= Dibb Report =

The Dibb Report (Review of Australia's Defence Capabilities) was an influential review of Australia's defence plans. While the report's recommendations were not fully accepted by the Hawke government, they led to significant changes in Australia's defence policy, including adoption of the Defence of Australia Policy.

==Background==
In February 1985, Minister for Defence Kim Beazley commissioned Paul Dibb, an external consultant and former employee of the Department of Defence, to analyse Australia's defence planning and make recommendations for future developments.

==Synopsis==
Dibb's report was published in March 1986 and recommended for Australia to abandon the remaining elements of the forward defence policy but concentrate its military resources on the geographic areas relevant to defending the country and its economic interests from direct attack.

Dibb's recommendations were based around an assessment that "Australia is one of the most secure countries on earth" and that while there was the potential for regional conflict, the longer-term intentions and capabilities of countries in Australia's region could not be predicted and so did not form a suitable basis for planning.

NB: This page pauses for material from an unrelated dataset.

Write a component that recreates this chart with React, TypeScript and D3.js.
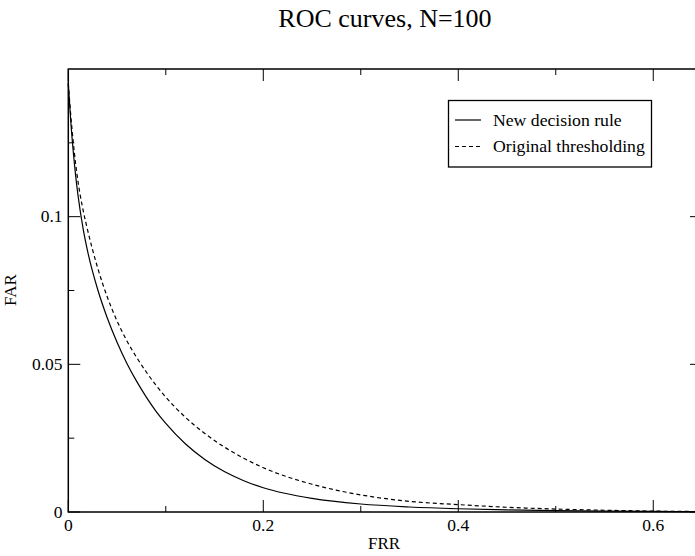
import React from "react";
import * as d3 from "d3";

const title = "ROC curves, N=100";
const xLabel = "FRR";
const yLabel = "FAR";

const xMajorTicks = [0, 0.2, 0.4, 0.6];
const xMajorLabels = ["0", "0.2", "0.4", "0.6"];
const xMinorTicks = [0.1, 0.3, 0.5];
const yMajorTicks = [0, 0.05, 0.1];
const yMajorLabels = ["0", "0.05", "0.1"];
const yMinorTicks = [0.025, 0.075, 0.125];

const seriesNames = ["New decision rule", "Original thresholding"];

const frrGrid = [0, 0.0025, 0.005, 0.0075, 0.01, 0.015, 0.02, 0.03, 0.04, 0.05, 0.06, 0.07, 0.08, 0.09, 0.1, 0.12, 0.14, 0.16, 0.18, 0.2, 0.25, 0.3, 0.35, 0.4, 0.45, 0.5, 0.55, 0.6, 0.65];

const newRuleFAR = [0.145, 0.1324, 0.1223, 0.114, 0.1071, 0.0963, 0.088, 0.0755, 0.0657, 0.0575, 0.0504, 0.0443, 0.0389, 0.0341, 0.03, 0.0231, 0.0178, 0.0137, 0.0106, 0.0082, 0.0046, 0.0027, 0.0017, 0.0011, 0.0007, 0.00045, 0.0003, 0.0002, 0.00012];

const origFAR = [0.1452, 0.1345, 0.1255, 0.118, 0.1118, 0.1025, 0.0952, 0.0828, 0.0728, 0.0647, 0.058, 0.0524, 0.0474, 0.0429, 0.0389, 0.0321, 0.0266, 0.022, 0.0182, 0.015, 0.0094, 0.0058, 0.0036, 0.0025, 0.0016, 0.001, 0.0006, 0.0003, 0.00015];

const W = 695;
const H = 556;
const font = "'Liberation Serif', 'Times New Roman', Times, serif";

export default function App() {
  const x = d3.scaleLinear().domain([0, 0.65]).range([68.3, 702]);
  const y = d3.scaleLinear().domain([0, 0.15]).range([512, 69]);
  const line = d3
    .line<[number, number]>()
    .x((d) => x(d[0]))
    .y((d) => y(d[1]))
    .curve(d3.curveMonotoneX);

  const solid = frrGrid.map((v, i) => [v, newRuleFAR[i]] as [number, number]);
  const dashed = frrGrid.map((v, i) => [v, origFAR[i]] as [number, number]);

  const x0 = x.range()[0];
  const x1 = x.range()[1];
  const y0 = y.range()[0];
  const y1 = y.range()[1];
  const major = 12;
  const minor = 6;
  const tickFs = 17.5;

  return (
    <svg
      width={W}
      height={H}
      style={{ position: "absolute", left: 0, top: 0, background: "#fff" }}
      fontFamily={font}
    >
      <rect x={0} y={0} width={W} height={H} fill="#fff" />
      <text x={385} y={27} fontSize={26} textAnchor="middle" fill="#000">
        {title}
      </text>

      <path d={line(solid) || ""} fill="none" stroke="#000" strokeWidth={1.2} />
      <path d={line(dashed) || ""} fill="none" stroke="#000" strokeWidth={1.2} strokeDasharray="4,3" />

      {xMajorTicks.map((t) => (
        <g key={"xm" + t}>
          <line x1={x(t)} x2={x(t)} y1={y0} y2={y0 - major} stroke="#000" strokeWidth={1} />
          <line x1={x(t)} x2={x(t)} y1={y1} y2={y1 + major} stroke="#000" strokeWidth={1} />
        </g>
      ))}
      {xMinorTicks.map((t) => (
        <g key={"xn" + t}>
          <line x1={x(t)} x2={x(t)} y1={y0} y2={y0 - minor} stroke="#000" strokeWidth={1} />
          <line x1={x(t)} x2={x(t)} y1={y1} y2={y1 + minor} stroke="#000" strokeWidth={1} />
        </g>
      ))}
      {yMajorTicks.map((t) => (
        <g key={"ym" + t}>
          <line x1={x0} x2={x0 + major} y1={y(t)} y2={y(t)} stroke="#000" strokeWidth={1} />
          <line x1={x1} x2={x1 - major} y1={y(t)} y2={y(t)} stroke="#000" strokeWidth={1} />
        </g>
      ))}
      {yMinorTicks.map((t) => (
        <g key={"yn" + t}>
          <line x1={x0} x2={x0 + minor} y1={y(t)} y2={y(t)} stroke="#000" strokeWidth={1} />
          <line x1={x1} x2={x1 - minor} y1={y(t)} y2={y(t)} stroke="#000" strokeWidth={1} />
        </g>
      ))}

      <rect x={x0} y={y1} width={x1 - x0} height={y0 - y1} fill="none" stroke="#000" strokeWidth={1.5} />

      {xMajorTicks.map((t, i) => (
        <text key={"xl" + t} x={x(t)} y={531} fontSize={tickFs} textAnchor="middle" fill="#000">
          {xMajorLabels[i]}
        </text>
      ))}
      {yMajorTicks.map((t, i) => (
        <text key={"yl" + t} x={62.5} y={y(t) + 5.8} fontSize={tickFs} textAnchor="end" fill="#000">
          {yMajorLabels[i]}
        </text>
      ))}

      <text x={384} y={549} fontSize={17} textAnchor="middle" fill="#000">
        {xLabel}
      </text>
      <text transform="translate(16,290) rotate(-90)" fontSize={17} textAnchor="middle" fill="#000">
        {yLabel}
      </text>

      <g>
        <rect x={448.5} y={100.5} width={203} height={66.5} fill="#fff" stroke="#000" strokeWidth={1.3} />
        <line x1={455} x2={481} y1={120} y2={120} stroke="#000" strokeWidth={1.2} />
        <line x1={455} x2={481} y1={146.5} y2={146.5} stroke="#000" strokeWidth={1.2} strokeDasharray="4,3" />
        <text x={493} y={126} fontSize={17.7} fill="#000">
          {seriesNames[0]}
        </text>
        <text x={493} y={152} fontSize={17.7} fill="#000">
          {seriesNames[1]}
        </text>
      </g>
    </svg>
  );
}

Dibb recommended for Australia's military posture to be based on a strategy of denying aggressors the ability to attack the country. That was to be achieved through using a layered defence of Jindalee Operational Radar Network (over-the-horizon radar), patrol aircraft and maritime strike aircraft to protect Australia's approaches with the Army's Operational Deployment Force being responsible for defeating any landings on the Australian mainland. That would require changes to the Australian Defence Force's structure and equipment acquisition programs. The policy of self-reliance proposed by Dibb also placed less emphasis on ANZUS, its alliance with the United States, than previous policies.

==Reception==
The Dibb Report received a mixed response. Some experts regarded it as being an important contribution to developing an independent Australian defence posture. Other experts criticised the report for calling for an essentially defensive military strategy, implying that existing Australian military capabilities be abandoned and making optimistic assumptions about the period of time available to detect and respond to new threats to Australia. Many of the Dibb Report's assumptions were used in developing the 1987 Defence White Paper, but the Government did not adopt some of Dibb's key recommendations, such as those concerning Australia's relationship with the United States and the Australian military's role in the Pacific.